**Challenge:**
Give an exact copy of every line, leaving images out.

**Data shown:**

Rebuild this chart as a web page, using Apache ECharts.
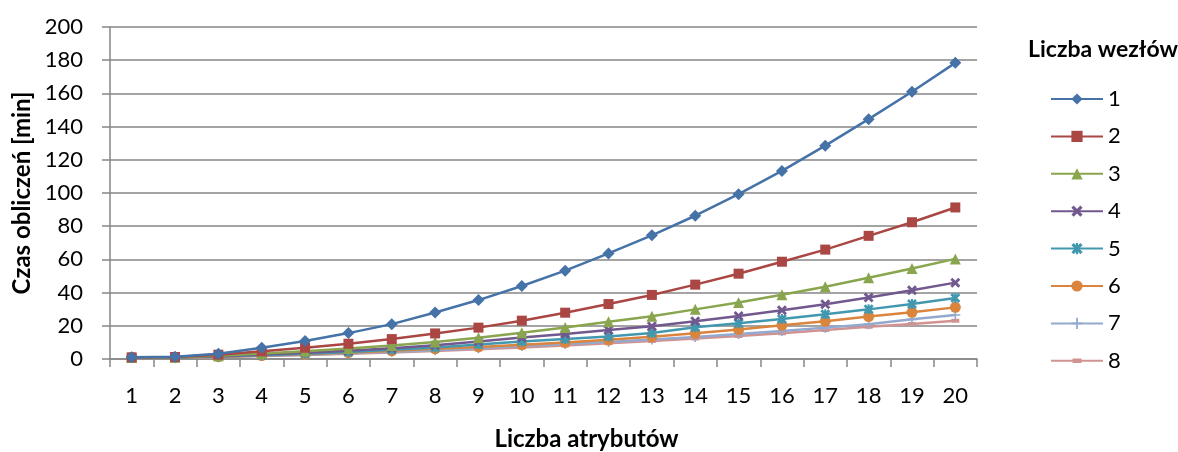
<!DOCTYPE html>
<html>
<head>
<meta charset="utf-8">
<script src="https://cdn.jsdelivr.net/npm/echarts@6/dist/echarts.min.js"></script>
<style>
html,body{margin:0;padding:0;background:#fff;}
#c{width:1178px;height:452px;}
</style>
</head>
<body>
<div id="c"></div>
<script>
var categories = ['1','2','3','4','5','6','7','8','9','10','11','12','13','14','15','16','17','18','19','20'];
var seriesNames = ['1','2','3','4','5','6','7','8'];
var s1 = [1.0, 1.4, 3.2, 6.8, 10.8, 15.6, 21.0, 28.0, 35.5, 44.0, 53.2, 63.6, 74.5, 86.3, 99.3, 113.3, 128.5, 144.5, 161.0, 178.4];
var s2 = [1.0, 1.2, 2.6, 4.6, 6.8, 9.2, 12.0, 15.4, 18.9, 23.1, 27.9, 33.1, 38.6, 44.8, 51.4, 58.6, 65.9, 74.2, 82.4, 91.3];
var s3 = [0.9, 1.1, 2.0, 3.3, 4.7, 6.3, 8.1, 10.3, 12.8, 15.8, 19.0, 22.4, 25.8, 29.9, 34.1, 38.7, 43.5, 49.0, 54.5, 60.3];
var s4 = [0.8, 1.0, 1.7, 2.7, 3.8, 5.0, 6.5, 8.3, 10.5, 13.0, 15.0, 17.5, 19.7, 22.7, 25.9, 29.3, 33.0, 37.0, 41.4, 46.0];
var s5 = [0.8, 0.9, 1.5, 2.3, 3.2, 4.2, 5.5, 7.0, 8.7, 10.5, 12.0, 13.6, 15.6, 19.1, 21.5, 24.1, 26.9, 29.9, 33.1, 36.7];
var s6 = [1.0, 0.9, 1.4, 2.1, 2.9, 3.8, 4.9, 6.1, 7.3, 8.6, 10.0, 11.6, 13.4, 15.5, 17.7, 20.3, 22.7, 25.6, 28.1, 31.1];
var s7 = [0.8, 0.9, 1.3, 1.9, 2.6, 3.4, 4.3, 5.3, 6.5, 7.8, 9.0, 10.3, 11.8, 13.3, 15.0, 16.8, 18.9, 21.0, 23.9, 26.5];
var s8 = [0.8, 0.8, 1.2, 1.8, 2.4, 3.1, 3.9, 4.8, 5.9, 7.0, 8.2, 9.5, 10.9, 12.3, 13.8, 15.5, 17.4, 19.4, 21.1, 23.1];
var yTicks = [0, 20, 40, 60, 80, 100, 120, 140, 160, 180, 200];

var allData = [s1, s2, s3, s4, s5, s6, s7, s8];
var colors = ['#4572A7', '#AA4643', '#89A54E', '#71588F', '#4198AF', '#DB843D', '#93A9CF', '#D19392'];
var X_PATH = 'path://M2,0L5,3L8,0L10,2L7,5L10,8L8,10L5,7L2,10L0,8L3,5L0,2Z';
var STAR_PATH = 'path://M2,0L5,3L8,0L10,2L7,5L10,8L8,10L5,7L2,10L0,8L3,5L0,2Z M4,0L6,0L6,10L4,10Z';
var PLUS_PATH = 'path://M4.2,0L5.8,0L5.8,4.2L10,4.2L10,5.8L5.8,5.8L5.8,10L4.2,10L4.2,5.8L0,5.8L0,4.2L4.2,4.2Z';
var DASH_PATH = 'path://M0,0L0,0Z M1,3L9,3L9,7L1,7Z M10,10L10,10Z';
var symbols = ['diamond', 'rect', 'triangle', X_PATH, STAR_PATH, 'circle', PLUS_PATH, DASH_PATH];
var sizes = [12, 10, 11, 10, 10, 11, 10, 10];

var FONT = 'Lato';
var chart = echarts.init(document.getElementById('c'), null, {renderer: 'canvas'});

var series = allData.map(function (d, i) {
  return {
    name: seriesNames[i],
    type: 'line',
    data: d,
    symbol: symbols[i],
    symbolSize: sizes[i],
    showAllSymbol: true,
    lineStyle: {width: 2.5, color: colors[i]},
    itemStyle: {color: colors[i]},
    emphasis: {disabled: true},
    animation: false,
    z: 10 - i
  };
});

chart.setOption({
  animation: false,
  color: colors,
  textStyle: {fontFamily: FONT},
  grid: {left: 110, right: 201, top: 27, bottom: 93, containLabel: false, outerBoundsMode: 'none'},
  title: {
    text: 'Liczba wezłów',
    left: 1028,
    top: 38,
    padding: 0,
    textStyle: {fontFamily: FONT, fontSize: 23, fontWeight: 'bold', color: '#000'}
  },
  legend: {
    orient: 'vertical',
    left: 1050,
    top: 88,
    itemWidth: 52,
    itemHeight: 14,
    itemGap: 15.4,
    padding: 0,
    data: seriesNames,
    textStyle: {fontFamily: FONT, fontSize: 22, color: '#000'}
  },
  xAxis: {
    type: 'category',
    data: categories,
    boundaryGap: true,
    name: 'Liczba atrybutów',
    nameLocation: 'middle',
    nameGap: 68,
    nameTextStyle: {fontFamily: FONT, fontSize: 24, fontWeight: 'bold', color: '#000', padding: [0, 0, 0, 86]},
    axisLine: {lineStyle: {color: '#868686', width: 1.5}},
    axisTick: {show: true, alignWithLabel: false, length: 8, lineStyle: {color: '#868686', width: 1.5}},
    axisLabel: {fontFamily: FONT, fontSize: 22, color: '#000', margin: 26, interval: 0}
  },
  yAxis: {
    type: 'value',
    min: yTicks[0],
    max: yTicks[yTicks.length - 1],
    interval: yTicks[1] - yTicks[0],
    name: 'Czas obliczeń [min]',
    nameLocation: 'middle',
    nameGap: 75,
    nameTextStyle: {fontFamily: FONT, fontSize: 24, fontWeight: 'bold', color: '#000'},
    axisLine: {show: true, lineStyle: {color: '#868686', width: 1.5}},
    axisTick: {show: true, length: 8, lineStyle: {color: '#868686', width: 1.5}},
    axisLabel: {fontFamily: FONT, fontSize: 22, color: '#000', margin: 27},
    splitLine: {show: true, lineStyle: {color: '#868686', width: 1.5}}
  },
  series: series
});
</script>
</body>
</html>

**Solution:**
Rebuild this chart as a web page, using Apache ECharts.
<!DOCTYPE html>
<html>
<head>
<meta charset="utf-8">
<script src="https://cdn.jsdelivr.net/npm/echarts@6/dist/echarts.min.js"></script>
<style>
html,body{margin:0;padding:0;background:#fff;}
#c{width:1178px;height:452px;}
</style>
</head>
<body>
<div id="c"></div>
<script>
var categories = ['1','2','3','4','5','6','7','8','9','10','11','12','13','14','15','16','17','18','19','20'];
var seriesNames = ['1','2','3','4','5','6','7','8'];
var s1 = [1.0, 1.4, 3.2, 6.8, 10.8, 15.6, 21.0, 28.0, 35.5, 44.0, 53.2, 63.6, 74.5, 86.3, 99.3, 113.3, 128.5, 144.5, 161.0, 178.4];
var s2 = [1.0, 1.2, 2.6, 4.6, 6.8, 9.2, 12.0, 15.4, 18.9, 23.1, 27.9, 33.1, 38.6, 44.8, 51.4, 58.6, 65.9, 74.2, 82.4, 91.3];
var s3 = [0.9, 1.1, 2.0, 3.3, 4.7, 6.3, 8.1, 10.3, 12.8, 15.8, 19.0, 22.4, 25.8, 29.9, 34.1, 38.7, 43.5, 49.0, 54.5, 60.3];
var s4 = [0.8, 1.0, 1.7, 2.7, 3.8, 5.0, 6.5, 8.3, 10.5, 13.0, 15.0, 17.5, 19.7, 22.7, 25.9, 29.3, 33.0, 37.0, 41.4, 46.0];
var s5 = [0.8, 0.9, 1.5, 2.3, 3.2, 4.2, 5.5, 7.0, 8.7, 10.5, 12.0, 13.6, 15.6, 19.1, 21.5, 24.1, 26.9, 29.9, 33.1, 36.7];
var s6 = [1.0, 0.9, 1.4, 2.1, 2.9, 3.8, 4.9, 6.1, 7.3, 8.6, 10.0, 11.6, 13.4, 15.5, 17.7, 20.3, 22.7, 25.6, 28.1, 31.1];
var s7 = [0.8, 0.9, 1.3, 1.9, 2.6, 3.4, 4.3, 5.3, 6.5, 7.8, 9.0, 10.3, 11.8, 13.3, 15.0, 16.8, 18.9, 21.0, 23.9, 26.5];
var s8 = [0.8, 0.8, 1.2, 1.8, 2.4, 3.1, 3.9, 4.8, 5.9, 7.0, 8.2, 9.5, 10.9, 12.3, 13.8, 15.5, 17.4, 19.4, 21.1, 23.1];
var yTicks = [0, 20, 40, 60, 80, 100, 120, 140, 160, 180, 200];

var allData = [s1, s2, s3, s4, s5, s6, s7, s8];
var colors = ['#4572A7', '#AA4643', '#89A54E', '#71588F', '#4198AF', '#DB843D', '#93A9CF', '#D19392'];
var X_PATH = 'path://M2,0L5,3L8,0L10,2L7,5L10,8L8,10L5,7L2,10L0,8L3,5L0,2Z';
var STAR_PATH = 'path://M2,0L5,3L8,0L10,2L7,5L10,8L8,10L5,7L2,10L0,8L3,5L0,2Z M4,0L6,0L6,10L4,10Z';
var PLUS_PATH = 'path://M4.2,0L5.8,0L5.8,4.2L10,4.2L10,5.8L5.8,5.8L5.8,10L4.2,10L4.2,5.8L0,5.8L0,4.2L4.2,4.2Z';
var DASH_PATH = 'path://M0,0L0,0Z M1,3L9,3L9,7L1,7Z M10,10L10,10Z';
var symbols = ['diamond', 'rect', 'triangle', X_PATH, STAR_PATH, 'circle', PLUS_PATH, DASH_PATH];
var sizes = [12, 10, 11, 10, 10, 11, 10, 10];

var FONT = 'Lato';
var chart = echarts.init(document.getElementById('c'), null, {renderer: 'canvas'});

var series = allData.map(function (d, i) {
  return {
    name: seriesNames[i],
    type: 'line',
    data: d,
    symbol: symbols[i],
    symbolSize: sizes[i],
    showAllSymbol: true,
    lineStyle: {width: 2.5, color: colors[i]},
    itemStyle: {color: colors[i]},
    emphasis: {disabled: true},
    animation: false,
    z: 10 - i
  };
});

chart.setOption({
  animation: false,
  color: colors,
  textStyle: {fontFamily: FONT},
  grid: {left: 110, right: 201, top: 27, bottom: 93, containLabel: false, outerBoundsMode: 'none'},
  title: {
    text: 'Liczba wezłów',
    left: 1028,
    top: 38,
    padding: 0,
    textStyle: {fontFamily: FONT, fontSize: 23, fontWeight: 'bold', color: '#000'}
  },
  legend: {
    orient: 'vertical',
    left: 1050,
    top: 88,
    itemWidth: 52,
    itemHeight: 14,
    itemGap: 15.4,
    padding: 0,
    data: seriesNames,
    textStyle: {fontFamily: FONT, fontSize: 22, color: '#000'}
  },
  xAxis: {
    type: 'category',
    data: categories,
    boundaryGap: true,
    name: 'Liczba atrybutów',
    nameLocation: 'middle',
    nameGap: 68,
    nameTextStyle: {fontFamily: FONT, fontSize: 24, fontWeight: 'bold', color: '#000', padding: [0, 0, 0, 86]},
    axisLine: {lineStyle: {color: '#868686', width: 1.5}},
    axisTick: {show: true, alignWithLabel: false, length: 8, lineStyle: {color: '#868686', width: 1.5}},
    axisLabel: {fontFamily: FONT, fontSize: 22, color: '#000', margin: 26, interval: 0}
  },
  yAxis: {
    type: 'value',
    min: yTicks[0],
    max: yTicks[yTicks.length - 1],
    interval: yTicks[1] - yTicks[0],
    name: 'Czas obliczeń [min]',
    nameLocation: 'middle',
    nameGap: 75,
    nameTextStyle: {fontFamily: FONT, fontSize: 24, fontWeight: 'bold', color: '#000'},
    axisLine: {show: true, lineStyle: {color: '#868686', width: 1.5}},
    axisTick: {show: true, length: 8, lineStyle: {color: '#868686', width: 1.5}},
    axisLabel: {fontFamily: FONT, fontSize: 22, color: '#000', margin: 27},
    splitLine: {show: true, lineStyle: {color: '#868686', width: 1.5}}
  },
  series: series
});
</script>
</body>
</html>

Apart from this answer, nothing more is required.